There’s a new form of real estate investment that is emerging now—digital LAND, a form of non-fungible tokens (NFTs), in metaverse worlds such as Decentraland, Sandbox and Somnium. Several investors, individual and institutional, are now showing interest in digital real estate, according to various media reports. So, what’s behind this new-found interest? We try to answer that along with the risks such investments may entail. But first let’s find out more about LAND in metaverse.
What is LAND in Metaverse?
LAND in the metaverse world is nothing but blocks of data built upon a blockchain and represented by an NFT of the respective blockchain. For example, Decentraland is a metaverse built on the Ethereum blockchain.
Such LAND is sold using NFT technology so that its records can be verified publicly, thereby ensuring transparency.
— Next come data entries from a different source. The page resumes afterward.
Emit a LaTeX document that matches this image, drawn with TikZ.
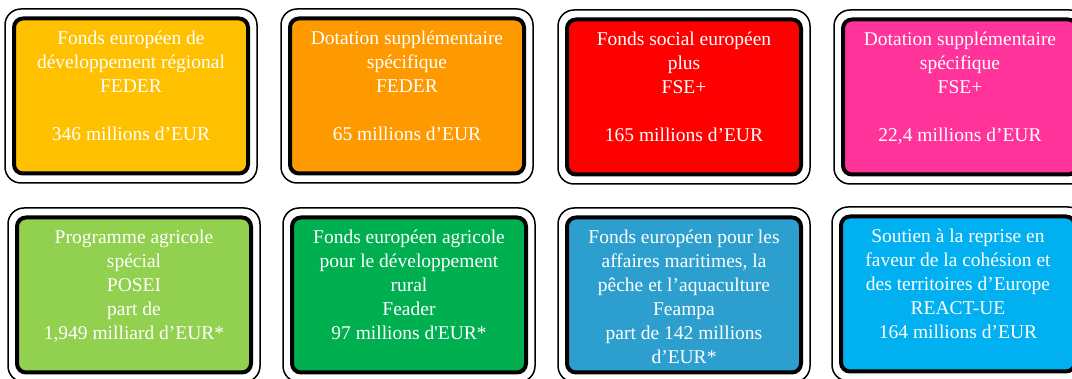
\documentclass[tikz,border=0pt]{standalone}
\usepackage{fontspec}
\setmainfont{Liberation Serif}[Ligatures=TeXOff]
\definecolor{cA}{HTML}{FFC000}
\definecolor{cB}{HTML}{FF9900}
\definecolor{cC}{HTML}{FF0000}
\definecolor{cD}{HTML}{FF3399}
\definecolor{cE}{HTML}{92D050}
\definecolor{cF}{HTML}{00B050}
\definecolor{cG}{HTML}{2C9FCF}
\definecolor{cH}{HTML}{00B0F0}
\tikzset{
  outerbox/.style={draw=black, line width=1.5pt, fill=white, rounded corners=16pt,
    minimum width=252pt, minimum height=174pt, inner sep=0pt},
  innerbox/.style={draw=black, line width=4pt, rounded corners=9pt,
    minimum width=234pt, minimum height=155pt, inner sep=0pt},
  boxtext/.style={text=white, align=center, inner sep=0pt, anchor=north,
    font=\fontsize{19.5}{24}\selectfont}
}
\newcommand{\fundbox}[5]{%
  \node[outerbox] (#1o) at (#2+126,#3+87) {};
  \node[innerbox, fill=#4] (#1i) at (#1o.center) {};
  \node[boxtext] (#1t) at ([yshift=-11pt]#1i.north) {\strut #5};
}
\begin{document}
\begin{tikzpicture}[x=1pt,y=-1pt]
\useasboundingbox (0,0) rectangle (1072,379);
\clip (0,0) rectangle (1072,379);
\fundbox{a}{5}{9}{cA}{Fonds européen de\\développement régional\\FEDER\\[24pt]346 millions d’EUR}
\fundbox{b}{281}{9}{cB}{Dotation supplémentaire\\spécifique\\FEDER\\[24pt]65 millions d’EUR}
\fundbox{c}{558}{10}{cC}{Fonds social européen\\plus\\FSE+\\[24pt]165 millions d’EUR}
\fundbox{d}{834}{10}{cD}{Dotation supplémentaire\\spécifique\\FSE+\\[24pt]22,4 millions d’EUR}
\fundbox{e}{8}{208}{cE}{Programme agricole\\spécial\\POSEI\\part de\\1,949 milliard d’EUR*}
\fundbox{f}{283}{208}{cF}{Fonds européen agricole\\pour le développement\\rural\\Feader\\97 millions d'EUR*}
\fundbox{g}{558}{208}{cG}{Fonds européen pour les\\affaires maritimes, la\\pêche et l’aquaculture\\Feampa\\part de 142 millions\\d’EUR*}
\fundbox{h}{832}{207}{cH}{Soutien à la reprise en\\faveur de la cohésion et\\des territoires d’Europe\\REACT-UE\\164 millions d’EUR}
\end{tikzpicture}
\end{document}
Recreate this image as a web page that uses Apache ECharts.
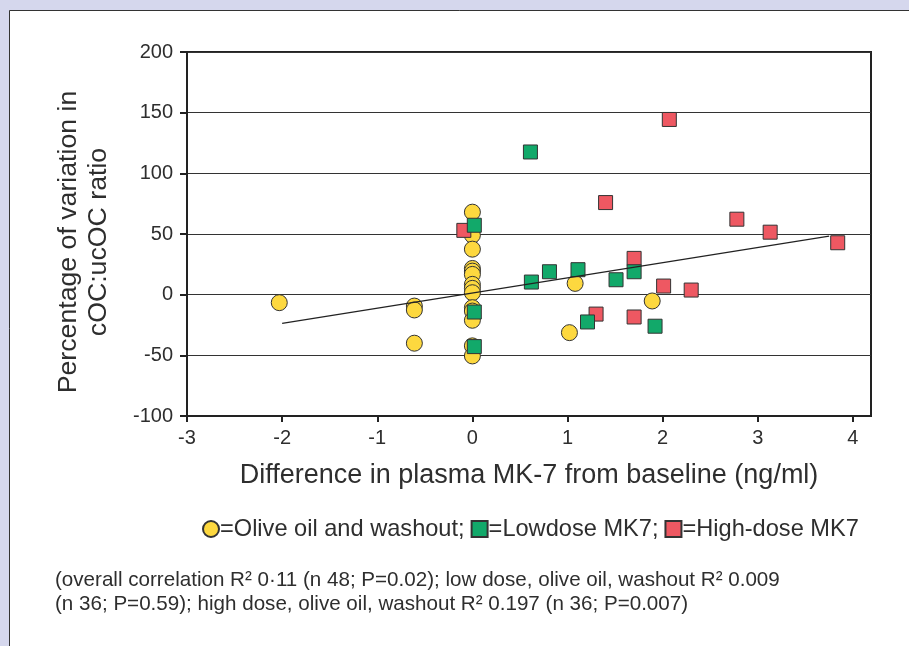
<!DOCTYPE html>
<html>
<head>
<meta charset="utf-8">
<script src="https://cdn.jsdelivr.net/npm/echarts@6/dist/echarts.min.js"></script>
<style>
  html, body { margin: 0; padding: 0; background: #d5d7ed; }
  #chart { width: 909px; height: 646px; }
</style>
</head>
<body>
<div id="chart"></div>
<script>
// olive oil and washout (circles)
const oliveX = [-2.03, -0.61, -0.61, -0.61, 0, 0, 0, 0, 0, 0, 0, 0, 0, 0, 0, 0, 0, 0, 1.08, 1.89, 1.02]
const oliveY = [-6.6, -9.4, -12.6, -40, 68, 49, 37.5, 21.6, 19.4, 16.7, 8.5, 5.2, 1.6, -10.7, -13.5, -21.1, -42.2, -50.5, 9.3, -5.2, -31.3]
// low dose MK7 (green squares)
const lowX = [0.02, 0.02, 0.02, 0.61, 0.62, 0.81, 1.11, 1.51, 1.70, 1.21, 1.92]
const lowY = [57.2, -14.3, -42.8, 117.6, 10.4, 18.9, 20.6, 12.3, 18.9, -22.5, -26]
// high dose MK7 (red squares)
const highX = [-0.09, 1.40, 2.07, 2.78, 3.13, 3.84, 1.70, 2.01, 2.30, 1.30, 1.70]
const highY = [53, 75.9, 144.4, 62.2, 51.5, 42.8, 29.9, 7.1, 3.8, -16, -18.4]
// regression line end points
const fitX = [-2, 3.75]
const fitY = [-23.6, 48.2]
// x tick labels
const xTicks = [-3, -2, -1, 0, 1, 2, 3, 4]

const seriesNames = ['Olive oil and washout', 'Lowdose MK7', 'High-dose MK7']
const caption = [
  '(overall correlation R² 0·11 (n 48; P=0.02); low dose, olive oil, washout R² 0.009',
  '(n 36; P=0.59); high dose, olive oil, washout R² 0.197 (n 36; P=0.007)'
]

const pairs = (xs, ys) => xs.map((x, i) => [x, ys[i]])

const font = 'Liberation Sans, Arial, sans-serif'
const txt = '#2e2e2e'

const chart = echarts.init(document.getElementById('chart'))
const opt = {
  backgroundColor: '#d5d7ed',
  animation: false,
  textStyle: { fontFamily: font, color: txt },
  graphic: [
    {
      type: 'rect',
      z: -10,
      shape: { x: 9.5, y: 10.5, width: 920, height: 660 },
      style: { fill: '#fff', stroke: '#333', lineWidth: 1 }
    },
    {
      type: 'text',
      left: 55,
      top: 568,
      style: {
        text: caption.join('\n'),
        font: '20.6px ' + font,
        fill: txt,
        lineHeight: 24
      }
    }
  ],
  grid: {
    left: 187,
    right: 38,
    top: 52,
    bottom: 230,
    show: true,
    borderColor: '#222',
    borderWidth: 2,
    backgroundColor: 'transparent'
  },
  legend: {
    data: [
      { name: seriesNames[0], icon: 'circle' },
      { name: seriesNames[1], icon: 'rect' },
      { name: seriesNames[2], icon: 'rect' }
    ],
    left: 197,
    top: 512,
    itemWidth: 16,
    itemHeight: 16,
    itemGap: 6,
    formatter: n => '=' + n + (n === seriesNames[2] ? '' : ';'),
    textStyle: { fontSize: 23.6, color: txt, fontFamily: font, padding: [0, 0, 0, -4] }
  },
  xAxis: {
    type: 'value',
    min: -3,
    max: 4.19,
    interval: 1,
    name: 'Difference in plasma MK-7 from baseline (ng/ml)',
    nameLocation: 'middle',
    nameGap: 46,
    nameTextStyle: { fontSize: 27, color: txt, fontFamily: font },
    axisLine: { show: true, onZero: false, lineStyle: { color: '#222', width: 2 } },
    axisTick: { show: true, length: 6, customValues: xTicks, lineStyle: { color: '#222', width: 2 } },
    axisLabel: { fontSize: 20, color: txt, margin: 12, customValues: xTicks },
    splitLine: { show: false }
  },
  yAxis: {
    type: 'value',
    min: -100,
    max: 200,
    interval: 50,
    name: 'Percentage of variation in\ncOC:ucOC ratio',
    nameLocation: 'middle',
    nameGap: 73,
    nameTextStyle: { fontSize: 26.7, color: txt, fontFamily: font, lineHeight: 30, padding: [0, 16, 0, 0] },
    axisLine: { show: true, onZero: false, lineStyle: { color: '#222', width: 2 } },
    axisTick: { show: true, length: 7, lineStyle: { color: '#222', width: 2 } },
    axisLabel: { fontSize: 20, color: txt, margin: 14 },
    splitLine: { show: true, lineStyle: { color: '#333', width: 1 } }
  },
  series: [
    {
      name: seriesNames[0],
      type: 'scatter',
      symbol: 'circle',
      symbolSize: 16,
      itemStyle: { color: '#fdd83f', borderColor: '#333', borderWidth: 1, opacity: 1 },
      data: pairs(oliveX, oliveY)
    },
    {
      name: seriesNames[2],
      type: 'scatter',
      symbol: 'rect',
      symbolSize: 14,
      itemStyle: { color: '#ee5862', borderColor: '#333', borderWidth: 1, opacity: 1 },
      data: pairs(highX, highY)
    },
    {
      name: seriesNames[1],
      type: 'scatter',
      symbol: 'rect',
      symbolSize: 14,
      itemStyle: { color: '#12a96a', borderColor: '#333', borderWidth: 1, opacity: 1 },
      data: pairs(lowX, lowY)
    },
    {
      name: 'fit',
      type: 'line',
      symbol: 'none',
      silent: true,
      lineStyle: { color: '#222', width: 1.2 },
      data: pairs(fitX, fitY)
    }
  ]
}
chart.setOption(opt)
</script>
</body>
</html>
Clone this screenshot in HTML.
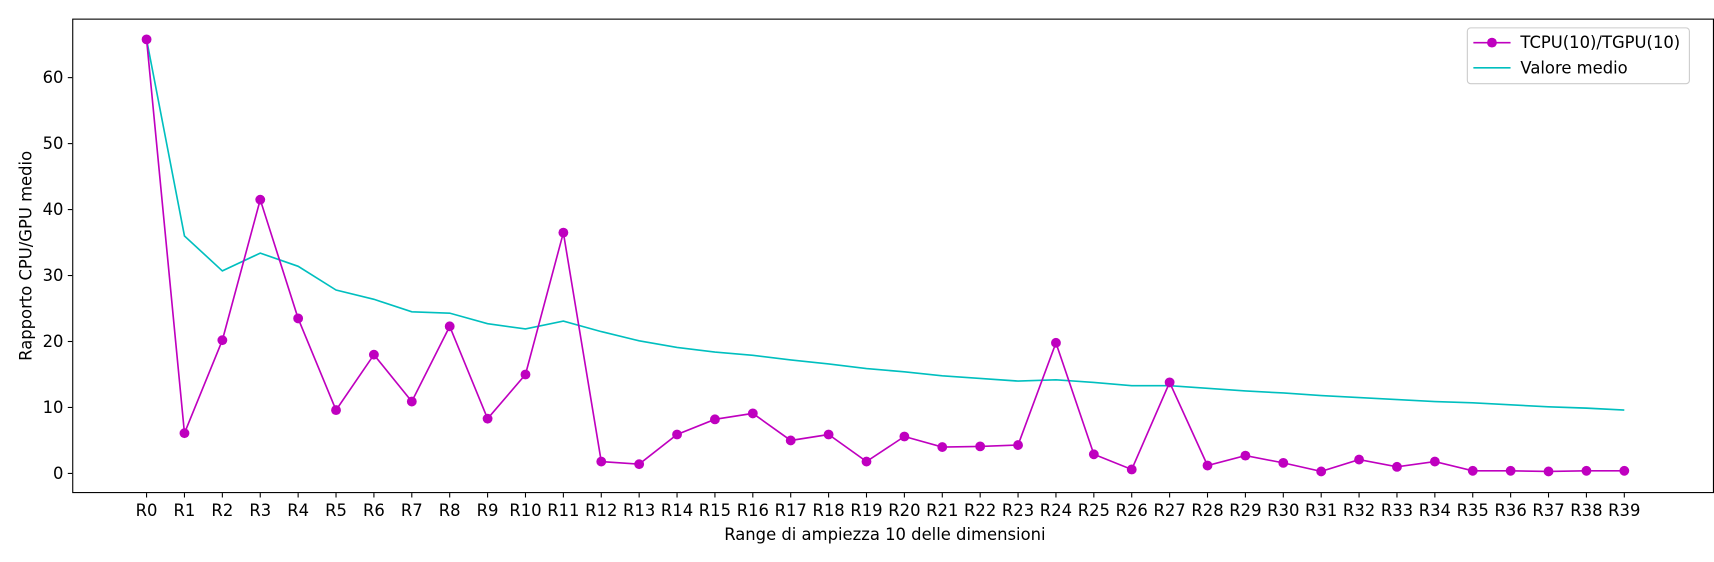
<!DOCTYPE html>
<html><head><meta charset="utf-8"><style>
body{margin:0;background:#fff;}
svg text{font-family:"DejaVu Sans","Liberation Sans",sans-serif;font-size:15px;fill:#000;}
</style></head><body>
<svg id="chart" width="1714" height="562" viewBox="0 0 1567 514" preserveAspectRatio="none" xmlns="http://www.w3.org/2000/svg" style="display:block">
<rect x="0" y="0" width="1567" height="514" fill="#fff"/>
<g id="grid"></g>
<g id="series"></g>
<rect x="66.5" y="17.5" width="1500" height="433" fill="none" stroke="#000" stroke-width="1"/>
<text x="809" y="494" text-anchor="middle">Range di ampiezza 10 delle dimensioni</text>
<text transform="translate(29,234) rotate(-90)" text-anchor="middle">Rapporto CPU/GPU medio</text>
<g>
<rect x="1341.5" y="25.5" width="203" height="51" rx="3" fill="#fff" stroke="#ccc"/>
<line x1="1347" y1="39" x2="1381" y2="39" stroke="#bf00bf" stroke-width="1.5"/>
<circle cx="1364" cy="39" r="4.5" fill="#bf00bf"/>
<text x="1390" y="44">TCPU(10)/TGPU(10)</text>
<line x1="1347" y1="62" x2="1381" y2="62" stroke="#00bfbf" stroke-width="1.5"/>
<text x="1390" y="67">Valore medio</text>
</g>
</svg>
<script>
const categories = Array.from({length:40},(_, i)=>'R'+i);
const ratioValues = [65.8,6.1,20.2,41.5,23.5,9.6,18.0,10.9,22.3,8.3,15.0,36.5,1.8,1.4,5.9,8.2,9.1,5.0,5.9,1.8,5.6,4.0,4.1,4.3,19.8,2.9,0.6,13.8,1.2,2.7,1.6,0.3,2.1,1.0,1.8,0.4,0.4,0.3,0.4,0.4];
const meanValues = [65.8,36.0,30.7,33.4,31.4,27.8,26.4,24.5,24.3,22.7,21.9,23.1,21.5,20.1,19.1,18.4,17.9,17.2,16.6,15.9,15.4,14.8,14.4,14.0,14.2,13.8,13.3,13.3,12.9,12.5,12.2,11.8,11.5,11.2,10.9,10.7,10.4,10.1,9.9,9.6];
const yTicks = [0,10,20,30,40,50,60];
const NS='http://www.w3.org/2000/svg';
const xs = i => 134 + i*(1485-134)/39;
const ys = v => 433 - v*(433-71)/60;
const grid=document.getElementById('grid'), ser=document.getElementById('series');
function mk(tag,attrs,parent){const e=document.createElementNS(NS,tag);for(const k in attrs)e.setAttribute(k,attrs[k]);parent.appendChild(e);return e;}
yTicks.forEach(t=>{
  const l=mk('line',{x1:62,x2:66,y1:ys(t),y2:ys(t),stroke:'#000'},grid);
  
  
  const tx=mk('text',{x:58,y:ys(t)+5,'text-anchor':'end'},grid);tx.textContent=t;
  
  
});
categories.forEach((c,i)=>{
  const l=mk('line',{x1:xs(i),x2:xs(i),y1:451,y2:455,stroke:'#000'},grid);
  
  
  const tx=mk('text',{x:xs(i),y:472,'text-anchor':'middle'},grid);tx.textContent=c;
  
  
});
const mp=mk('polyline',{points:meanValues.map((v,i)=>xs(i)+','+ys(v)).join(' '),fill:'none',stroke:'#00bfbf','stroke-width':1.5},ser);


const rp=mk('polyline',{points:ratioValues.map((v,i)=>xs(i)+','+ys(v)).join(' '),fill:'none',stroke:'#bf00bf','stroke-width':1.5},ser);


ratioValues.forEach((v,i)=>{
  const c=mk('circle',{cx:xs(i),cy:ys(v),r:4.5,fill:'#bf00bf'},ser);
  
  
});
</script>
</body></html>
“Metaverse is an interesting concept that can create enormous opportunities for the future. The land on metaverse can be valuable with its demand increasing day by day. But there are only a limited number of plots of land. This does not mean the land cannot be created, it can be created if the seller organisations want to do so,” says Edul Patel, CEO, and co-founder of Mudrex, a global algorithm-based crypto investment platform.
Why Are Investors Buying LANDS In Metaverse?
NFT-based digital LAND can be used for a variety of purposes by different investors. For example, some companies are using LAND to provide their customers an elevated digital experience of their products and services. Some investors are using LAND as an investment wherein they are selling it for a profit.
On Decentraland, the lowest price of a LAND is approximately $15,000. You could essentially buy a bungalow with that kind of money in some parts of the real world. Some months ago, a media report said that a buyer spent $4,50,000 to get LAND beside Rapper Snoop Dog’s LAND in Sandbox, a metaverse ecosystem.
“Metaverse is a virtual world with interoperable elements that are rendered in 3D in real time. It may seem bizarre to buy virtual land in the metaverse. But if you think of it as just another digital asset that can potentially give you a yield in monetary or entertainment terms, it becomes clear why so many are buying digital land,” says Ajeet Khurana, former CEO of Zebpay.
So why are users paying such top dollar for virtual lands when they could very well buy real land.
Why Are Companies Buying LAND In Metaverse?
Price Waterhouse Cooper (PWC) Hong Kong purchased LAND in Sandbox for $10,000 last year. Portion, an NFT auction house and marketplace, purchased LAND worth $1.2 million from Decentraland last month. JP Morgan purchased a lounge in Decentraland, while Samsung bought LAND in Decentraland and named it 837X after its flagship New York store.
So why are major companies buying these virtual lands?
“Many giant companies are using metaverse for their marketing purposes. For instance, JP Morgan opened a lounge in the metaverse space to gauge the attention of the players looking for virtual space which is on-demand,” says Patel.
Risks Of Buying Virtual Land In Metaverse
Buying virtual land comes with its own risk. Most investors, corporate and otherwise, are buying virtual land to generate an income or to follow their favourite celebrity.
Experts are advising retail investors to not do this since virtual land only has a value when there is a willing buyer to pay a price. They may lose all their investments if the price of virtual land suddenly drops. For example, not all parts of the metaverse world are fully populated. Some specific areas like the Fashion District in Genesis Plaza, WonderMine Crafting, and others are full of people and companies but some areas are like a ghost town.
“Once we reveal ourselves more with data (in metaverse), the more vulnerable it becomes. This can be misused to gain profit and manipulate our digital self that may harm the real-world self. Like any technology, it is revolutionary, but we need to define social, political and psychological limits to this and how much control we should allow to share our data,” says Dileep Seinberg, founder and CEO, Thinkchain, a crypto, NFT and Blockchain advisory company.
Experts are advising retail investors to use the metaverse world as an entertainment source rather than an investable asset. They also warn against lack of regulation. “Metaverse is a technology and an innovation which is prone to some level of danger and it has to be regulated for the investor’s interest. I believe it's a collective effort of tech companies and the government to look into investor interests rather than blaming the tech for its innovation,” says Seinberg.